Required work: Copy the data that follows, character for character, minus the pictures.

******

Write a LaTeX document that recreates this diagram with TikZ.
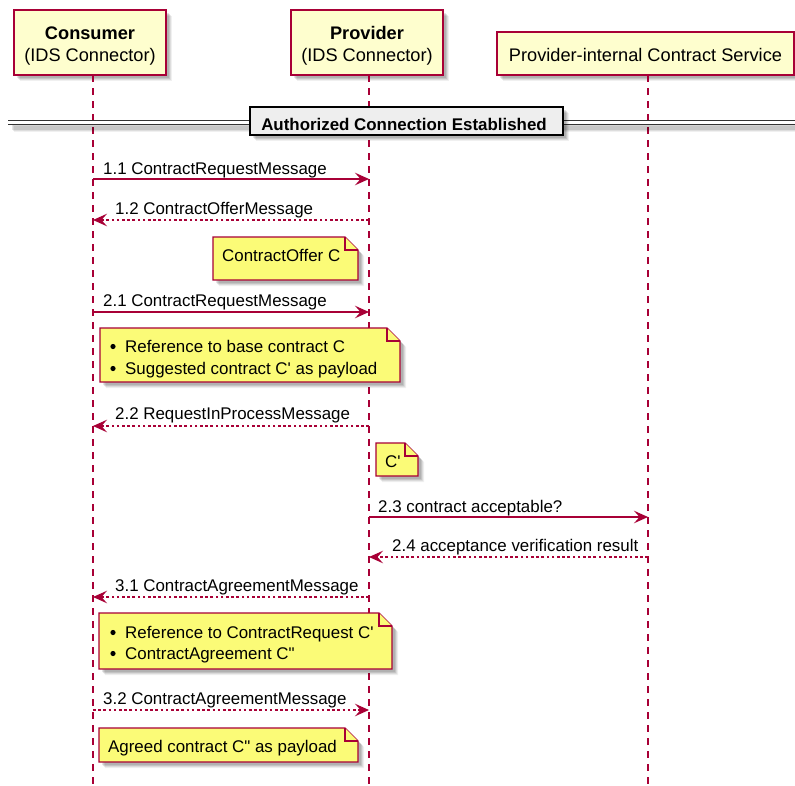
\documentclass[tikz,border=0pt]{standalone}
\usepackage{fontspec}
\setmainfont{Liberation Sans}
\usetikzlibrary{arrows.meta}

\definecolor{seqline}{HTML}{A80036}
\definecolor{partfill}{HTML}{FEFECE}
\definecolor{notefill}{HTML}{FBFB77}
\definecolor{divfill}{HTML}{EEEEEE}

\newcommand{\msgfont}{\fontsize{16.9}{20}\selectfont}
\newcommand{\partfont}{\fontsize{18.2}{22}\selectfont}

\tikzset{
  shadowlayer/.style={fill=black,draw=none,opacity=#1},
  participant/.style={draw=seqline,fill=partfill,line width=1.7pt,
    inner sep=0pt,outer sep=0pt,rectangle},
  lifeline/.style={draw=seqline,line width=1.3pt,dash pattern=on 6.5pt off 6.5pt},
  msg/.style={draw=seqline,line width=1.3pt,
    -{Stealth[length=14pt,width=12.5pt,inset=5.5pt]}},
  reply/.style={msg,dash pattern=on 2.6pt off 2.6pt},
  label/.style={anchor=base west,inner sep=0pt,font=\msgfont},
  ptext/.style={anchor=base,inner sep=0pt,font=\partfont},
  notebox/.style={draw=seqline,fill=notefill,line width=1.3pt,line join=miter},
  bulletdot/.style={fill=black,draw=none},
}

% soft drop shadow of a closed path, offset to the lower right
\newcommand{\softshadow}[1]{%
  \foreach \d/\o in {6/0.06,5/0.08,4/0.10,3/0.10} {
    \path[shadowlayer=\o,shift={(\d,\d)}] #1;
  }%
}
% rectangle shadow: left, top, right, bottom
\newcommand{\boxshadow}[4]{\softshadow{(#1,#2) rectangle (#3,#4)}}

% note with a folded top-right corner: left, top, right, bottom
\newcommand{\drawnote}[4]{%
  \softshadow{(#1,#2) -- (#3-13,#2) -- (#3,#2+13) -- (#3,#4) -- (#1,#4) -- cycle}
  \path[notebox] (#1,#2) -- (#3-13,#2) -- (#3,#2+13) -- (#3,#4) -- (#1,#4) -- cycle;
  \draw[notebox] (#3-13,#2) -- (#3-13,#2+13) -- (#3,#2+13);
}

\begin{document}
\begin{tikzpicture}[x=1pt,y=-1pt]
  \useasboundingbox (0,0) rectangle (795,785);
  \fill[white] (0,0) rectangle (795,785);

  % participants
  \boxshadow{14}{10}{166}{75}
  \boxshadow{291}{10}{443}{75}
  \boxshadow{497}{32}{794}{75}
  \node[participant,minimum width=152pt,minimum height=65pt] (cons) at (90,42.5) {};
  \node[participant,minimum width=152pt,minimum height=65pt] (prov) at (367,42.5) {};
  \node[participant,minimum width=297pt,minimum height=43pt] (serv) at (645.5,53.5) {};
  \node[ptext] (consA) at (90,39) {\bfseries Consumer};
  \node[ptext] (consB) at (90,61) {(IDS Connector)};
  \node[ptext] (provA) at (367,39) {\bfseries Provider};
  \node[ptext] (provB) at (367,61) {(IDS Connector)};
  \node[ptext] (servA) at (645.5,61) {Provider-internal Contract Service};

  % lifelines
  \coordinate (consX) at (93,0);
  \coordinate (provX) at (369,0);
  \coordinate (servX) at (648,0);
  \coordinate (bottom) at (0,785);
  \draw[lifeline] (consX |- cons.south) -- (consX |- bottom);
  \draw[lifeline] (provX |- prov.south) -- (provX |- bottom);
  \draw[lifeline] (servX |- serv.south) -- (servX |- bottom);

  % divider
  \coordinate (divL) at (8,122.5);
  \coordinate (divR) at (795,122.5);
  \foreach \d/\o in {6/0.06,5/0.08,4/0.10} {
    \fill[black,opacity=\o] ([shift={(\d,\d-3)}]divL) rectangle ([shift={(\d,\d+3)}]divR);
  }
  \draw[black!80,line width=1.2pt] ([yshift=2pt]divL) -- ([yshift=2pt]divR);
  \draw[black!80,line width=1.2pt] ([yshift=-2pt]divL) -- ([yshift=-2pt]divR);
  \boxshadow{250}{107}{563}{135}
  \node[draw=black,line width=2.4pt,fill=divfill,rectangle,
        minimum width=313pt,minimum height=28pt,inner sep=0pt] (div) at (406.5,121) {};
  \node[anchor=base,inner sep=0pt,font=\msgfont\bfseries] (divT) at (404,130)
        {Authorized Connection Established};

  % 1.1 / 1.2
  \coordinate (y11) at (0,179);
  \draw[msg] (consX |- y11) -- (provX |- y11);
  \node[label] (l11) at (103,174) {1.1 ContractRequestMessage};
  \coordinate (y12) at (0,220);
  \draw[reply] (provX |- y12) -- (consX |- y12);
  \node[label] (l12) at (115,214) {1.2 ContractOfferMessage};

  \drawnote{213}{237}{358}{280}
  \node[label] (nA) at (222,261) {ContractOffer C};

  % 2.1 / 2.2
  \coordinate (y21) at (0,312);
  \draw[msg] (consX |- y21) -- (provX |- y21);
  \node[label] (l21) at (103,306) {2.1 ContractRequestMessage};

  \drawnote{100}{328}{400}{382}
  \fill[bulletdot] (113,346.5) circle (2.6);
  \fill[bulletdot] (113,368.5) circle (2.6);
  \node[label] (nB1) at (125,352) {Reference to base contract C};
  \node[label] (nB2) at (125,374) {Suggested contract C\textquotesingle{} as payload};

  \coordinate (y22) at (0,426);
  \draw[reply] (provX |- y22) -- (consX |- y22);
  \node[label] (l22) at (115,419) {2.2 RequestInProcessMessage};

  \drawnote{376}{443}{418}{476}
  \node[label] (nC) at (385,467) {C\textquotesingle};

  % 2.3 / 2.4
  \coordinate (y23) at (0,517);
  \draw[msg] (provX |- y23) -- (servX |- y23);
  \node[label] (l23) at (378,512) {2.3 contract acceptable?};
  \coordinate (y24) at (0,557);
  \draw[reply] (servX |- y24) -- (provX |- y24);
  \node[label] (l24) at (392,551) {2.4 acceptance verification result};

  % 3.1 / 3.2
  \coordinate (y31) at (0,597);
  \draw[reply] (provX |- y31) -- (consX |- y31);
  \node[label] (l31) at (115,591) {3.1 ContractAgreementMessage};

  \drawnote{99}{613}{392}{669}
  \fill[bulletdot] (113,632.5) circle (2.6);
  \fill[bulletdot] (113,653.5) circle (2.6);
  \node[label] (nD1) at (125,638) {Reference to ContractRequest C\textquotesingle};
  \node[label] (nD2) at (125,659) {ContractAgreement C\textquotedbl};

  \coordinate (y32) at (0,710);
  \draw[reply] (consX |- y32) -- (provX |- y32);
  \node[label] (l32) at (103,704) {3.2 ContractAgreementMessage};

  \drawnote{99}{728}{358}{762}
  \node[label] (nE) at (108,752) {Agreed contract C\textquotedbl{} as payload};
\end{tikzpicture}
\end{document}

******

Solved exercise:
Write a LaTeX document that recreates this diagram with TikZ.
\documentclass[tikz,border=0pt]{standalone}
\usepackage{fontspec}
\setmainfont{Liberation Sans}
\usetikzlibrary{arrows.meta}

\definecolor{seqline}{HTML}{A80036}
\definecolor{partfill}{HTML}{FEFECE}
\definecolor{notefill}{HTML}{FBFB77}
\definecolor{divfill}{HTML}{EEEEEE}

\newcommand{\msgfont}{\fontsize{16.9}{20}\selectfont}
\newcommand{\partfont}{\fontsize{18.2}{22}\selectfont}

\tikzset{
  shadowlayer/.style={fill=black,draw=none,opacity=#1},
  participant/.style={draw=seqline,fill=partfill,line width=1.7pt,
    inner sep=0pt,outer sep=0pt,rectangle},
  lifeline/.style={draw=seqline,line width=1.3pt,dash pattern=on 6.5pt off 6.5pt},
  msg/.style={draw=seqline,line width=1.3pt,
    -{Stealth[length=14pt,width=12.5pt,inset=5.5pt]}},
  reply/.style={msg,dash pattern=on 2.6pt off 2.6pt},
  label/.style={anchor=base west,inner sep=0pt,font=\msgfont},
  ptext/.style={anchor=base,inner sep=0pt,font=\partfont},
  notebox/.style={draw=seqline,fill=notefill,line width=1.3pt,line join=miter},
  bulletdot/.style={fill=black,draw=none},
}

% soft drop shadow of a closed path, offset to the lower right
\newcommand{\softshadow}[1]{%
  \foreach \d/\o in {6/0.06,5/0.08,4/0.10,3/0.10} {
    \path[shadowlayer=\o,shift={(\d,\d)}] #1;
  }%
}
% rectangle shadow: left, top, right, bottom
\newcommand{\boxshadow}[4]{\softshadow{(#1,#2) rectangle (#3,#4)}}

% note with a folded top-right corner: left, top, right, bottom
\newcommand{\drawnote}[4]{%
  \softshadow{(#1,#2) -- (#3-13,#2) -- (#3,#2+13) -- (#3,#4) -- (#1,#4) -- cycle}
  \path[notebox] (#1,#2) -- (#3-13,#2) -- (#3,#2+13) -- (#3,#4) -- (#1,#4) -- cycle;
  \draw[notebox] (#3-13,#2) -- (#3-13,#2+13) -- (#3,#2+13);
}

\begin{document}
\begin{tikzpicture}[x=1pt,y=-1pt]
  \useasboundingbox (0,0) rectangle (795,785);
  \fill[white] (0,0) rectangle (795,785);

  % participants
  \boxshadow{14}{10}{166}{75}
  \boxshadow{291}{10}{443}{75}
  \boxshadow{497}{32}{794}{75}
  \node[participant,minimum width=152pt,minimum height=65pt] (cons) at (90,42.5) {};
  \node[participant,minimum width=152pt,minimum height=65pt] (prov) at (367,42.5) {};
  \node[participant,minimum width=297pt,minimum height=43pt] (serv) at (645.5,53.5) {};
  \node[ptext] (consA) at (90,39) {\bfseries Consumer};
  \node[ptext] (consB) at (90,61) {(IDS Connector)};
  \node[ptext] (provA) at (367,39) {\bfseries Provider};
  \node[ptext] (provB) at (367,61) {(IDS Connector)};
  \node[ptext] (servA) at (645.5,61) {Provider-internal Contract Service};

  % lifelines
  \coordinate (consX) at (93,0);
  \coordinate (provX) at (369,0);
  \coordinate (servX) at (648,0);
  \coordinate (bottom) at (0,785);
  \draw[lifeline] (consX |- cons.south) -- (consX |- bottom);
  \draw[lifeline] (provX |- prov.south) -- (provX |- bottom);
  \draw[lifeline] (servX |- serv.south) -- (servX |- bottom);

  % divider
  \coordinate (divL) at (8,122.5);
  \coordinate (divR) at (795,122.5);
  \foreach \d/\o in {6/0.06,5/0.08,4/0.10} {
    \fill[black,opacity=\o] ([shift={(\d,\d-3)}]divL) rectangle ([shift={(\d,\d+3)}]divR);
  }
  \draw[black!80,line width=1.2pt] ([yshift=2pt]divL) -- ([yshift=2pt]divR);
  \draw[black!80,line width=1.2pt] ([yshift=-2pt]divL) -- ([yshift=-2pt]divR);
  \boxshadow{250}{107}{563}{135}
  \node[draw=black,line width=2.4pt,fill=divfill,rectangle,
        minimum width=313pt,minimum height=28pt,inner sep=0pt] (div) at (406.5,121) {};
  \node[anchor=base,inner sep=0pt,font=\msgfont\bfseries] (divT) at (404,130)
        {Authorized Connection Established};

  % 1.1 / 1.2
  \coordinate (y11) at (0,179);
  \draw[msg] (consX |- y11) -- (provX |- y11);
  \node[label] (l11) at (103,174) {1.1 ContractRequestMessage};
  \coordinate (y12) at (0,220);
  \draw[reply] (provX |- y12) -- (consX |- y12);
  \node[label] (l12) at (115,214) {1.2 ContractOfferMessage};

  \drawnote{213}{237}{358}{280}
  \node[label] (nA) at (222,261) {ContractOffer C};

  % 2.1 / 2.2
  \coordinate (y21) at (0,312);
  \draw[msg] (consX |- y21) -- (provX |- y21);
  \node[label] (l21) at (103,306) {2.1 ContractRequestMessage};

  \drawnote{100}{328}{400}{382}
  \fill[bulletdot] (113,346.5) circle (2.6);
  \fill[bulletdot] (113,368.5) circle (2.6);
  \node[label] (nB1) at (125,352) {Reference to base contract C};
  \node[label] (nB2) at (125,374) {Suggested contract C\textquotesingle{} as payload};

  \coordinate (y22) at (0,426);
  \draw[reply] (provX |- y22) -- (consX |- y22);
  \node[label] (l22) at (115,419) {2.2 RequestInProcessMessage};

  \drawnote{376}{443}{418}{476}
  \node[label] (nC) at (385,467) {C\textquotesingle};

  % 2.3 / 2.4
  \coordinate (y23) at (0,517);
  \draw[msg] (provX |- y23) -- (servX |- y23);
  \node[label] (l23) at (378,512) {2.3 contract acceptable?};
  \coordinate (y24) at (0,557);
  \draw[reply] (servX |- y24) -- (provX |- y24);
  \node[label] (l24) at (392,551) {2.4 acceptance verification result};

  % 3.1 / 3.2
  \coordinate (y31) at (0,597);
  \draw[reply] (provX |- y31) -- (consX |- y31);
  \node[label] (l31) at (115,591) {3.1 ContractAgreementMessage};

  \drawnote{99}{613}{392}{669}
  \fill[bulletdot] (113,632.5) circle (2.6);
  \fill[bulletdot] (113,653.5) circle (2.6);
  \node[label] (nD1) at (125,638) {Reference to ContractRequest C\textquotesingle};
  \node[label] (nD2) at (125,659) {ContractAgreement C\textquotedbl};

  \coordinate (y32) at (0,710);
  \draw[reply] (consX |- y32) -- (provX |- y32);
  \node[label] (l32) at (103,704) {3.2 ContractAgreementMessage};

  \drawnote{99}{728}{358}{762}
  \node[label] (nE) at (108,752) {Agreed contract C\textquotedbl{} as payload};
\end{tikzpicture}
\end{document}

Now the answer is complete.